La Fiscalía ha identificado 12 organizaciones delincuenciales que hoy se disputan el control territorial en Nariño: ELN, disidencias de las Farc, los Contadores, el Frente Oliver Sinisterra, Clan del Golfo, Autodefensas Gaitanistas de Colombia, los de Sábalo y la Gente del Nuevo Orden, entre otros. Los awás están a merced de estos grupos, atrapados en un conflicto de criminales. “Uno aquí no pregunta quién hizo qué, ni quién fue, para evitarse líos. Lo cierto es que la gente en los resguardos está muy temerosa”, dice Orlando Hernández, coordinador del Plan de Salvaguarda de Camawari.

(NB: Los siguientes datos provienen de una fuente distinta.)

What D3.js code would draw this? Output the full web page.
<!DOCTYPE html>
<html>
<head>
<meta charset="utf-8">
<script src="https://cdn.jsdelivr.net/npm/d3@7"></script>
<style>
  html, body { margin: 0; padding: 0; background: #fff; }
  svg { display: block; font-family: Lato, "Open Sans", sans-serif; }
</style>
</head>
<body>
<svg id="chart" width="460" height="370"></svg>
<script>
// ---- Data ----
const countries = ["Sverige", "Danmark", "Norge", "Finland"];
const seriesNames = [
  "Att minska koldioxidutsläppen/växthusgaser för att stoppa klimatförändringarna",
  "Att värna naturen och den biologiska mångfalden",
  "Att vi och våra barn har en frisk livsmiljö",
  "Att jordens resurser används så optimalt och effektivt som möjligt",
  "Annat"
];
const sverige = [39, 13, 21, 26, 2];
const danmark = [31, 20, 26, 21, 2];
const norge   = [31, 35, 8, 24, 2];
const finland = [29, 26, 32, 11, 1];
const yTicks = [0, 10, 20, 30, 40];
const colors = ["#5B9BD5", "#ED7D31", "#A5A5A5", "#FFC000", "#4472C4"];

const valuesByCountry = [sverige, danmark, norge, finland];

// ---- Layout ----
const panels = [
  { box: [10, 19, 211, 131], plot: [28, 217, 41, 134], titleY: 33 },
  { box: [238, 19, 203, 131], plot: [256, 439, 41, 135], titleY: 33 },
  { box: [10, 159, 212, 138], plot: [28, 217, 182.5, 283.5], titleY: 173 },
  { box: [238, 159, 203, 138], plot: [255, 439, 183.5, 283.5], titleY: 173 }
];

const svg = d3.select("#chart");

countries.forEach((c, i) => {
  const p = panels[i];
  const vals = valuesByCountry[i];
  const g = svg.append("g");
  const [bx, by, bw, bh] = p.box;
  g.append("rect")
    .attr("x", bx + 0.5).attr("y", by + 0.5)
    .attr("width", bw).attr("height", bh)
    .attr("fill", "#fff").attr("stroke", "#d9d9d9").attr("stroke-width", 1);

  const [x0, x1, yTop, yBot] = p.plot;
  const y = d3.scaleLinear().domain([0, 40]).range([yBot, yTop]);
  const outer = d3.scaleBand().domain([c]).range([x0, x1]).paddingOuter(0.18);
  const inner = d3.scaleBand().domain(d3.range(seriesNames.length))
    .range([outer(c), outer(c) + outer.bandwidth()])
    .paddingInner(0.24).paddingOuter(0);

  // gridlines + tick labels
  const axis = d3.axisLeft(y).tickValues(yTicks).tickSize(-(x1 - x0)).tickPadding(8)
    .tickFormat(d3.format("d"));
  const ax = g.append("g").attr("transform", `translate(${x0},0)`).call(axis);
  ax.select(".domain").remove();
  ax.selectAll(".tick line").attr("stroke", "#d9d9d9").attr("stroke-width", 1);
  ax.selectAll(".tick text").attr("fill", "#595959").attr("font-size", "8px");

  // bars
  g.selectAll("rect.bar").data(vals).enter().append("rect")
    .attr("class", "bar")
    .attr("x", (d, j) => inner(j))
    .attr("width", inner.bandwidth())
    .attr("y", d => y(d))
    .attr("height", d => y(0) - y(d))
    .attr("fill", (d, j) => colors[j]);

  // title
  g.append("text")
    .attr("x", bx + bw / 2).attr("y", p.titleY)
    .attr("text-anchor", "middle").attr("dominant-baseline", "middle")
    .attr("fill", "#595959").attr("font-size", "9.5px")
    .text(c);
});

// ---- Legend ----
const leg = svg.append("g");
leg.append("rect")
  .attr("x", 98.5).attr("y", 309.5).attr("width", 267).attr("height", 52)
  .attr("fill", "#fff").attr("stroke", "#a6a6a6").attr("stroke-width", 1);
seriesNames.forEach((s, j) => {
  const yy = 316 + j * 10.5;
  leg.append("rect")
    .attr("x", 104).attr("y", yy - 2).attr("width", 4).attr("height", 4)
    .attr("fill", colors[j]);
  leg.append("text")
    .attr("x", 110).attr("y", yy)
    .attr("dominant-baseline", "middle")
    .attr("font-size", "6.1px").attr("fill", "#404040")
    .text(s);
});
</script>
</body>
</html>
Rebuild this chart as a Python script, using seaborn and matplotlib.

Según Hernández, la coca es la única opción para muchos habitantes de la región. “Las personas la siembran porque no hay carreteras para transportar los productos propios, como la yuca, el maíz, el plátano o el chontaduro. Por eso han optado por la coca. Es fácil sacar 1 o 2 kilos en una mochila. Imagínese cómo es vivir en un lugar donde, para llegar a Corozal, la última vereda de Ricaurte, hay que caminar 18 horas. Con esas distancias, no es posible comercializar nada”, cuenta.

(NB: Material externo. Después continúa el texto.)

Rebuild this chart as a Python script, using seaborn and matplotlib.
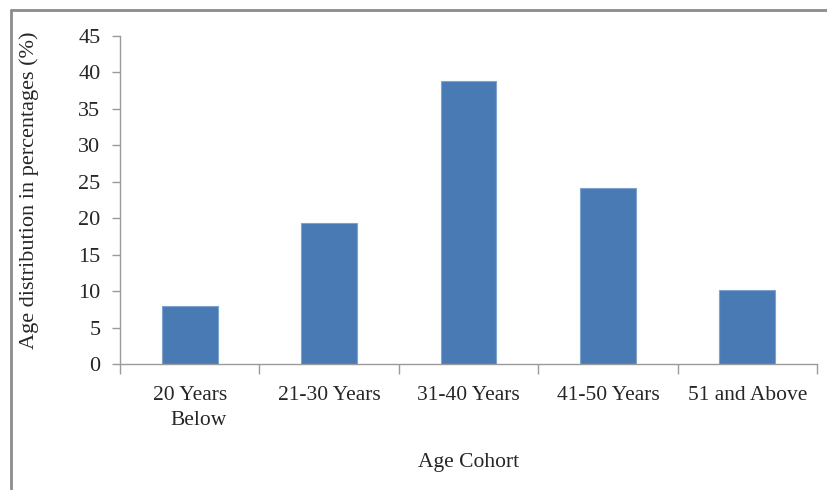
import matplotlib
matplotlib.use('Agg')
import matplotlib.pyplot as plt
from matplotlib.lines import Line2D
import seaborn as sns
import pandas as pd

cohorts = ['20 Years\nBelow', '21-30 Years', '31-40 Years', '41-50 Years', '51 and Above']
share = [8.0, 19.4, 38.8, 24.1, 10.1]
y_ticks = [0, 5, 10, 15, 20, 25, 30, 35, 40, 45]


def _plot(save_path):
    df = pd.DataFrame({'cohort': cohorts, 'share': share})
    sns.set_style('white')
    plt.rcParams['font.family'] = ['Liberation Serif', 'DejaVu Serif']

    fig = plt.figure(figsize=(8.27, 4.9), dpi=100)
    ax = fig.add_axes([120 / 827, 1 - 364 / 490, 697 / 827, 328 / 490])
    sns.barplot(data=df, x='cohort', y='share', color='#4A7AB4', width=0.4,
                edgecolor='#7FA3CF', linewidth=0.8, saturation=1, ax=ax)

    ax.set_ylim(0, 45)
    ax.set_yticks(y_ticks)
    ax.set_xlim(-0.5, len(cohorts) - 0.5)
    ax.set_xticks(range(len(cohorts)))
    ax.set_xticklabels(cohorts, fontsize=15.5, multialignment='right', linespacing=1.4)
    ax.tick_params(axis='x', which='major', bottom=True, length=0, pad=16)
    ax.set_xticks([i - 0.5 for i in range(len(cohorts) + 1)], minor=True)
    ax.tick_params(axis='x', which='minor', bottom=True, length=7, color='#9a9a9a', width=1)
    ax.tick_params(axis='y', left=True, length=6, color='#9a9a9a', width=1, labelsize=16, pad=8)

    for side in ['top', 'right']:
        ax.spines[side].set_visible(False)
    for side in ['left', 'bottom']:
        ax.spines[side].set_color('#9a9a9a')
        ax.spines[side].set_linewidth(1)

    ax.set_xlabel('Age Cohort', fontsize=15.5, labelpad=17)
    ax.set_ylabel('Age distribution in percentages (%)', fontsize=16, labelpad=28)
    ax.yaxis.label.set_y(0.53)

    # outer frame (only top and left edges visible in the crop)
    fig.add_artist(Line2D([11 / 827, 11 / 827], [0, 1 - 10 / 490], transform=fig.transFigure,
                          color='#8c8c8c', linewidth=2))
    fig.add_artist(Line2D([11 / 827, 1], [1 - 10 / 490, 1 - 10 / 490], transform=fig.transFigure,
                          color='#8c8c8c', linewidth=2))

    fig.savefig(save_path, dpi=100)


_plot('out.png')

Las comunidades awás de Nariño se encuentran prácticamente aisladas del país. No tienen buenas vías de acceso ni internet, y pocos resguardos cuentan con electricidad. Esa desconexión facilita el accionar de los grupos armados ilegales.
El alcalde de Ricaurte, Éder Burgos, también es awá. Por segunda vez ocupa el cargo en este municipio clasificado como de sexta categoría. Según cuenta, la situación de su pueblo y de la región responde a un abandono histórico del Gobierno y a las dinámicas de los grupos armados. “¿Puede creer -dice- que en mis dos periodos no he podido hacer una carretera terciaria porque la cantidad de trámites y la burocracia me lo han impedido? Administro un municipio en el que tengo muy poca autonomía y muchas necesidades”.
Una de ellas es garantizar la seguridad de sus habitantes. Es difícil lograrlo, pues tienen 18 policías en un territorio 80 por ciento rural de 125.000 hectáreas. De acuerdo con Burgos, “de alguna manera las comunidades indígenas, a través de la guardia, se han fortalecido, pero no hay apoyo institucional. Incluso a mí me limitan en lo que yo creo que les puede servir a las comunidades frente a los grupos armados en materia de integración social”.
En la actualidad, las organizaciones armadas intervienen en las decisiones sociales, reclutan jóvenes y restringen el territorio a los awás. Esto, en palabras de Burgos, “les ha impedido ejercer su autonomía, su justicia, su autoridad, su cultura ancestral”.
El conflicto ha atomizado a los awás al obligarlos a separarse, una pérdida difícil de reparar para una cultura que piensa más en lo colectivo que en lo individual. Hoy, amparados por la Constitución, le piden al Gobierno que acelere las investigaciones para que los crímenes contra ellos no queden en la impunidad. Y a los violentos, que les permitan vivir según sus usos y costumbres, con sus propias leyes y su propia justicia basada en la ley de origen. Siempre han resguardado por siglos el territorio ancestral como lo que son, hijos de la selva.